En mars, les controverses autour du double scrutin avaient déjà ranimé des tensions communautaires et ethniques. Selon Human Rights Watch, les affrontements entre partisans du gouvernement et de l’opposition ont été suivis de violences dans toute la ville entre le 22 et le 24 mars, faisant au moins 32 morts, dont 3 enfants. «Les victimes ont déclaré que la violence, qui s’est étendue à d’autres quartiers de la ville, répondait souvent à des critères ethniques, avec des groupes composés de Guerzés armés, un groupe considéré comme sympathisant de l’opposition, faisant face à des groupes composés de membres des ethnies konianké et malinké, majoritairement considérés comme sympathisants du parti au pouvoir», écrit l’ONG.
Les dirigeants du FNDC ont également accusé les autorités de poursuivre plus agressivement les membres de l’ethnie guerzé et d’autres groupes ethniques considérés comme proches de l’opposition, tout en libérant des détenus malinkés.
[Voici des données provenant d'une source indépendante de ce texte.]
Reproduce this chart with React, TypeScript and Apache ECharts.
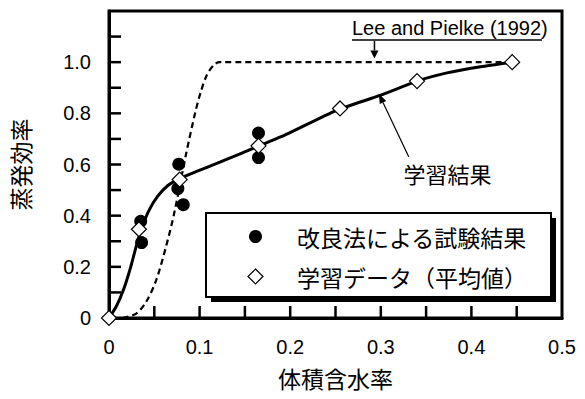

Les forces de l’ordre ont pour leur part «failli à leur responsabilité de protéger la population des violences, tout en commettant elles-mêmes des violations des droits humains».
Pour Tierno Monénembo, nul doute qu’il faut s’attendre à de nouvelles violences ce mardi : «Ici, une manifestation fait des dizaines de morts. Cela fait près de soixante ans que les Guinéens vivent dans ce cycle infernal, tout en étant délaissés par la communauté internationale.»